Summers at the Apache Drugstore
A six-year-old's paradise: comic books, milkshakes on professional mixers, and early-morning breakfasts with the drugstore cowboys of Mesa.
For those born in recent decades, it is hard to imagine how different the world was in the late 1940s and early 1950s. When school let out for the summer, Dad would travel from the dense, humid political machinery of Washington, D.C. back to the agricultural rhythm of Mesa, Arizona. There, Great-Grandpa Clifford spent his medical school breaks working in the family pharmacy, the Apache Drug, where Dad "also hung out a lot".
A mid-century drugstore served as the primary civic and social hub of the town, complete with a soda fountain and a bustling cigar counter. Dad remembered the thrill of going to the store at 4:00 AM with his grandfather, Great-Great-Grandpa George. While the men prepared the store for the day, Dad would "sit on the floor behind the cigar counter, read comic books (at the time five to ten cents) and drink milk shakes which I made myself on real professional mixers". Those mixers (heavy, chrome-plated machines) were the industrial engines of American childhood.

Once a week, they went in even earlier, around 2:30 AM, to let in the floor waxer, who had to "roll up the long, black, chain-like mat behind the counter" to strip and wax the floors. On those mornings, Great-Great-Grandpa George would take him over to a restaurant to have "a ham and eggs breakfast".
By 5:00 AM, before the desert heat became oppressive, the local politicians and ranchers would arrive to map out the town's business. Mesa was still heavily agricultural, driven by cotton prices and water rights. Dad recalled, "Grandpa Goodman was quite prominent in Mesa City politics. He had a whole crowd of buddies, no doubt the revered city fathers, who gathered at his soda fountain from about 0500 on and drank coffee, most of them wearing felt cowboy hats".
Great-Grandpa Clifford "always said that this was where the phrase 'drugstore cowboy' came from," but Dad later learned "that most of them really were ranchers and farmers". Great-Great-Grandpa George would cook them breakfast, and they would "talk, it seemed to me, without end". Discussing crop yields and city zoning fell flat for a six-year-old. Dad was at an age "when one cannot understand why anyone would want to sit around and talk, especially about such incredibly boring subjects," so he "just explored the shelves in the store, or sat behind the cigar case and read the many comic books and magazines that the drugstore had on display".

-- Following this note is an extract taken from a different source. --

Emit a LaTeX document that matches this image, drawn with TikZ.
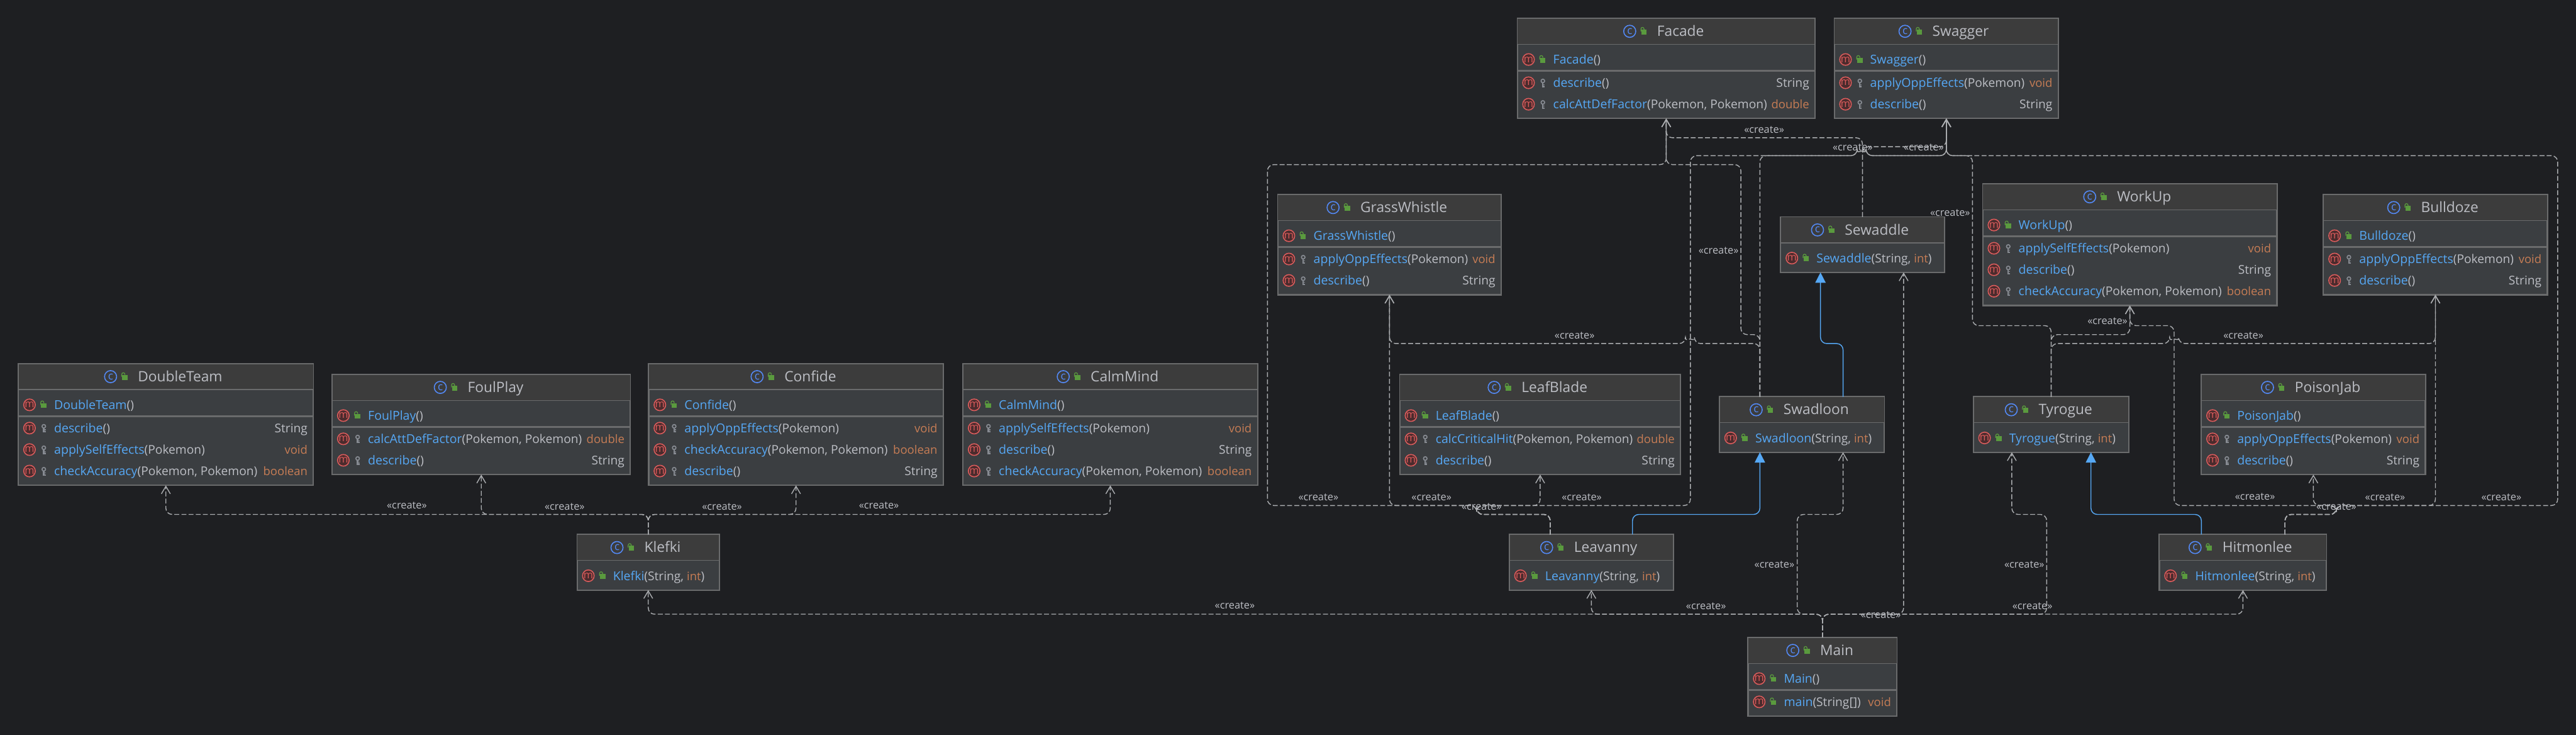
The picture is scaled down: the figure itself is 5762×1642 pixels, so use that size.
\documentclass[tikz,border=0pt]{standalone}
\usepackage{fontspec}
\setmainfont{Open Sans}
\usetikzlibrary{arrows.meta,calc}
\definecolor{bgcol}{HTML}{1E1F22}
\definecolor{headcol}{HTML}{3C3C3C}
\definecolor{bodycol}{HTML}{3B3E41}
\definecolor{linecol}{HTML}{6A6B6C}
\definecolor{textcol}{HTML}{BCBEC4}
\definecolor{mnamecol}{HTML}{56A8F5}
\definecolor{kwcol}{HTML}{C77D55}
\definecolor{depcol}{HTML}{ABADB0}
\definecolor{redcol}{HTML}{DB5C5C}
\definecolor{redfill}{HTML}{4B2B2D}
\definecolor{cblue}{HTML}{548AF7}
\definecolor{lockcol}{HTML}{5A9A3E}
\definecolor{keycol}{HTML}{868A91}
\tikzset{
  classbox/.style ={draw=linecol, fill=bodycol, line width=3pt, anchor=north west, inner sep=0pt, outer sep=0pt},
  headbox/.style  ={draw=linecol, fill=headcol, line width=2pt, anchor=north west, inner sep=0pt, outer sep=0pt},
  sepline/.style  ={draw=linecol, line width=4pt},
  title/.style    ={font=\fontsize{32}{38}\selectfont, text=textcol, inner sep=0pt, anchor=base},
  rowtxt/.style   ={font=\fontsize{27}{33}\selectfont, text=textcol, inner sep=0pt},
  cicon/.style    ={circle, draw=cblue, line width=2.2pt, text=cblue, minimum size=27pt, inner sep=0pt,
                    font=\fontsize{24}{24}\selectfont},
  micon/.style    ={circle, draw=redcol, fill=redfill, line width=2.2pt, text=redcol, minimum size=26pt, inner sep=0pt,
                    font=\fontsize{23}{23}\selectfont},
  lbl/.style      ={font=\fontsize{23}{27}\selectfont, text=textcol, inner sep=0pt},
  dep/.style      ={draw=depcol, line width=2pt, dash pattern=on 11pt off 5pt, rounded corners=14pt,
                    -{Straight Barb[length=17pt,width=20pt,line width=2pt]}},
  inh/.style      ={draw=mnamecol, line width=2pt, rounded corners=14pt,
                    -{Triangle[length=23pt,width=23pt]}},
  pics/openlock/.style={code={
    \fill[lockcol] (-5,-4) rectangle (7,7);
    \draw[lockcol,line width=1.8pt] (-6,0) -- (-6,-5) .. controls (-6,-10) and (1,-10) .. (1,-5) -- (1,-4);
  }},
  pics/keyicon/.style={code={
    \draw[keycol,line width=2.4pt] (1,-4) circle (4);
    \fill[keycol] (-1,0) rectangle (2.5,10);
    \fill[keycol] (2.5,3) rectangle (5,5);
    \fill[keycol] (2.5,7) rectangle (5,10);
  }},
}
\newcommand{\kw}[1]{\textcolor{kwcol}{\fontsize{26}{33}\selectfont #1}}
\newcommand{\mname}[1]{\textcolor{mnamecol}{\fontsize{27.5}{33}\selectfont #1}}
% name, x, y, width, height, title
\newcommand{\umlclass}[6]{
  \node[classbox, minimum width=#4, minimum height=#5] (#1) at (#2,#3) {};
  \node[headbox, minimum width=#4, minimum height=58] (#1h) at (#1.north west) {};
  \ifnum#5>124 \draw[sepline] ($(#1.north west)+(0,117)$) -- ($(#1.north east)+(0,117)$);\fi
  \node[title] (#1t) at ($(#1.north)+(32,40)$) {#6};
  \node[cicon] (#1c) at ($(#1t.base west)+(-61,-11)$) {c};
  \pic at ($(#1t.base west)+(-30,-11)$) {openlock};
}
% class, row, icon, method, arguments
\newcommand{\umlrow}[5]{
  \node[micon] (#1m#2) at ($(#1.north west)+(25,#2)$) {m};
  \pic at ($(#1.north west)+(56,#2)$) {#3};
  \node[rowtxt, anchor=base west] (#1r#2) at ($(#1.north west)+(80,#2+10)$) {\mname{#4}#5};
}
% class, row, return type
\newcommand{\umlret}[3]{
  \node[rowtxt, anchor=base east] (#1e#2) at ($(#1.north east)+(-13,#2+10)$) {#3};
}
\begin{document}
\begin{tikzpicture}[x=1pt,y=-1pt]
\useasboundingbox (0,0) rectangle (5762,1642);
\fill[bgcol] (-5,-5) rectangle (5767,1647);
\umlclass{dbl}{41}{813}{660}{272}{DoubleTeam}
\umlrow{dbl}{92}{openlock}{DoubleTeam}{()}
\umlrow{dbl}{144}{keyicon}{describe}{()} \umlret{dbl}{144}{String}
\umlrow{dbl}{192}{keyicon}{applySelfEffects}{(Pokemon)} \umlret{dbl}{192}{\kw{void}}
\umlrow{dbl}{240}{keyicon}{checkAccuracy}{(Pokemon, Pokemon)} \umlret{dbl}{240}{\kw{boolean}}
\umlclass{foul}{743}{837}{667}{224}{FoulPlay}
\umlrow{foul}{92}{openlock}{FoulPlay}{()}
\umlrow{foul}{144}{keyicon}{calcAttDefFactor}{(Pokemon, Pokemon)} \umlret{foul}{144}{\kw{double}}
\umlrow{foul}{192}{keyicon}{describe}{()} \umlret{foul}{192}{String}
\umlclass{conf}{1451}{813}{659}{272}{Confide}
\umlrow{conf}{92}{openlock}{Confide}{()}
\umlrow{conf}{144}{keyicon}{applyOppEffects}{(Pokemon)} \umlret{conf}{144}{\kw{void}}
\umlrow{conf}{192}{keyicon}{checkAccuracy}{(Pokemon, Pokemon)} \umlret{conf}{192}{\kw{boolean}}
\umlrow{conf}{240}{keyicon}{describe}{()} \umlret{conf}{240}{String}
\umlclass{calm}{2154}{813}{659}{272}{CalmMind}
\umlrow{calm}{92}{openlock}{CalmMind}{()}
\umlrow{calm}{144}{keyicon}{applySelfEffects}{(Pokemon)} \umlret{calm}{144}{\kw{void}}
\umlrow{calm}{192}{keyicon}{describe}{()} \umlret{calm}{192}{String}
\umlrow{calm}{240}{keyicon}{checkAccuracy}{(Pokemon, Pokemon)} \umlret{calm}{240}{\kw{boolean}}
\umlclass{klefki}{1291}{1195}{318}{124}{Klefki}
\umlrow{klefki}{92}{openlock}{Klefki}{(String, \kw{int})}
\umlclass{facade}{3394}{41}{666}{224}{Facade}
\umlrow{facade}{92}{openlock}{Facade}{()}
\umlrow{facade}{144}{keyicon}{describe}{()} \umlret{facade}{144}{String}
\umlrow{facade}{192}{keyicon}{calcAttDefFactor}{(Pokemon, Pokemon)} \umlret{facade}{192}{\kw{double}}
\umlclass{swag}{4103}{41}{501}{224}{Swagger}
\umlrow{swag}{92}{openlock}{Swagger}{()}
\umlrow{swag}{144}{keyicon}{applyOppEffects}{(Pokemon)} \umlret{swag}{144}{\kw{void}}
\umlrow{swag}{192}{keyicon}{describe}{()} \umlret{swag}{192}{String}
\umlclass{grass}{2858}{435}{500}{224}{GrassWhistle}
\umlrow{grass}{92}{openlock}{GrassWhistle}{()}
\umlrow{grass}{144}{keyicon}{applyOppEffects}{(Pokemon)} \umlret{grass}{144}{\kw{void}}
\umlrow{grass}{192}{keyicon}{describe}{()} \umlret{grass}{192}{String}
\umlclass{sewa}{3983}{485}{366}{124}{Sewaddle}
\umlrow{sewa}{92}{openlock}{Sewaddle}{(String, \kw{int})}
\umlclass{work}{4435}{411}{658}{272}{WorkUp}
\umlrow{work}{92}{openlock}{WorkUp}{()}
\umlrow{work}{144}{keyicon}{applySelfEffects}{(Pokemon)} \umlret{work}{144}{\kw{void}}
\umlrow{work}{192}{keyicon}{describe}{()} \umlret{work}{192}{String}
\umlrow{work}{240}{keyicon}{checkAccuracy}{(Pokemon, Pokemon)} \umlret{work}{240}{\kw{boolean}}
\umlclass{bull}{5197}{435}{501}{224}{Bulldoze}
\umlrow{bull}{92}{openlock}{Bulldoze}{()}
\umlrow{bull}{144}{keyicon}{applyOppEffects}{(Pokemon)} \umlret{bull}{144}{\kw{void}}
\umlrow{bull}{192}{keyicon}{describe}{()} \umlret{bull}{192}{String}
\umlclass{leaf}{3131}{837}{628}{224}{LeafBlade}
\umlrow{leaf}{92}{openlock}{LeafBlade}{()}
\umlrow{leaf}{144}{keyicon}{calcCriticalHit}{(Pokemon, Pokemon)} \umlret{leaf}{144}{\kw{double}}
\umlrow{leaf}{192}{keyicon}{describe}{()} \umlret{leaf}{192}{String}
\umlclass{swad}{3846}{887}{369}{124}{Swadloon}
\umlrow{swad}{92}{openlock}{Swadloon}{(String, \kw{int})}
\umlclass{tyro}{4414}{887}{348}{124}{Tyrogue}
\umlrow{tyro}{92}{openlock}{Tyrogue}{(String, \kw{int})}
\umlclass{poison}{4924}{837}{501}{224}{PoisonJab}
\umlrow{poison}{92}{openlock}{PoisonJab}{()}
\umlrow{poison}{144}{keyicon}{applyOppEffects}{(Pokemon)} \umlret{poison}{144}{\kw{void}}
\umlrow{poison}{192}{keyicon}{describe}{()} \umlret{poison}{192}{String}
\umlclass{leav}{3376}{1195}{367}{124}{Leavanny}
\umlrow{leav}{92}{openlock}{Leavanny}{(String, \kw{int})}
\umlclass{hitm}{4830}{1195}{374}{124}{Hitmonlee}
\umlrow{hitm}{92}{openlock}{Hitmonlee}{(String, \kw{int})}
\umlclass{main}{3910}{1425}{333}{176}{Main}
\umlrow{main}{92}{openlock}{Main}{()}
\umlrow{main}{144}{openlock}{main}{(String[])} \umlret{main}{144}{\kw{void}}
\foreach \t in {dbl,foul,conf,calm} \draw[dep] (klefki.north) -- ++(0,-45) -| (\t.south);
\foreach \t in {klefki,leav,hitm} \draw[dep] (main.north) -- ++(0,-52) -| (\t.south);
\draw[dep] (main.north) -- ++(0,-52) -| (4020,1150) -| ([xshift=92]swad.south);
\draw[dep] (main.north) -- ++(0,-52) -| ([xshift=92]sewa.south);
\draw[dep] (main.north) -- ++(0,-52) -| (4578,1150) -| ([xshift=-88]tyro.south);
\draw[dep] ([xshift=-92]leav.north) -- ++(0,-45) -| (3303,1130) -| (2835,368) -| (facade.south);
\draw[dep] ([xshift=-92]leav.north) -- ++(0,-45) -| (3303,1130) -| (grass.south);
\draw[dep] ([xshift=-92]leav.north) -- ++(0,-45) -| (3303,1130) -| (leaf.south);
\draw[dep] ([xshift=-92]leav.north) -- ++(0,-45) -| (3303,1130) -| (3781,348) -- (4154,348)
  arc[start angle=180,end angle=360,radius=10] -| (swag.south);
\draw[dep] ([xshift=-94]swad.north) -- ++(0,-119) -- (3790,768)
  arc[start angle=0,end angle=-180,radius=10] -| (grass.south);
\draw[dep] ([xshift=-94]swad.north) |- (3894,748) -- (3894,368) -| (facade.south);
\draw[dep] ([xshift=-94]swad.north) -- ++(0,-539) -- (4154,348)
  arc[start angle=180,end angle=360,radius=10] -| (swag.south);
\draw[dep] (sewa.north) -- ++(0,-177) -| (facade.south);
\draw[dep] (sewa.north) -- ++(0,-157) -| (swag.south);
\draw[dep] (tyro.north) -- ++(0,-159) -| (4412,348) -| (swag.south);
\draw[dep] (tyro.north) -- ++(0,-139) -| (work.south);
\draw[dep] (tyro.north) -- ++(0,-119) -- (4853,768)
  arc[start angle=180,end angle=360,radius=10] -| (bull.south);
\draw[dep] ([xshift=94]hitm.north) -- ++(0,-45) -| (5226,1130) -| (poison.south);
\draw[dep] ([xshift=94]hitm.north) -- ++(0,-45) -| (5226,1130) -| (4863,728) -| (work.south);
\draw[dep] ([xshift=94]hitm.north) -- ++(0,-45) -| (5226,1130) -| (bull.south);
\draw[dep] ([xshift=94]hitm.north) -- ++(0,-45) -| (5226,1130) -| (5721,348) -| (swag.south);
\draw[inh] ([xshift=92]leav.north) -- ++(0,-45) -| ([xshift=-94]swad.south);
\draw[inh] ([xshift=92]swad.north) -- ++(0,-119) -| ([xshift=-94]sewa.south);
\draw[inh] ([xshift=-93]hitm.north) -- ++(0,-45) -| ([xshift=89]tyro.south);
\foreach \x/\y in {910/1130,1263/1132,1615/1132,1966/1130,2762/1354,3816/1355,3969/1262,4528/1262,
  4546/1355,4207/1374,2949/1112,3202/1112,3538/1112,3314/1133,3946/290,4144/330,4303/330,3844/560,
  3522/750,4362/476,4714/718,5018/750,5044/1110,5335/1112,5595/1112,5226/1133}
  \node[lbl] (lbl\x) at (\x,\y) {«create»};
\end{tikzpicture}
\end{document}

When he wasn't in the pharmacy, he explored Main Street, annoying the other store owners because of his habit of "incredibly incessantly posing questions". His favorite target was the Sprouse-Rite store three doors east of the drug store, whose owner "introduced me to the concept of elbow grease, as well as to left-handed monkey wrenches". He also frequented the O.S. Stapley store a little west of the Apache Drug. Dad noted that he wasn't mischievous or ill-mannered; it was simply that "lots of reports got back to my grandfather, but were only passed on to me when I was a teenager and thus better able to take criticism".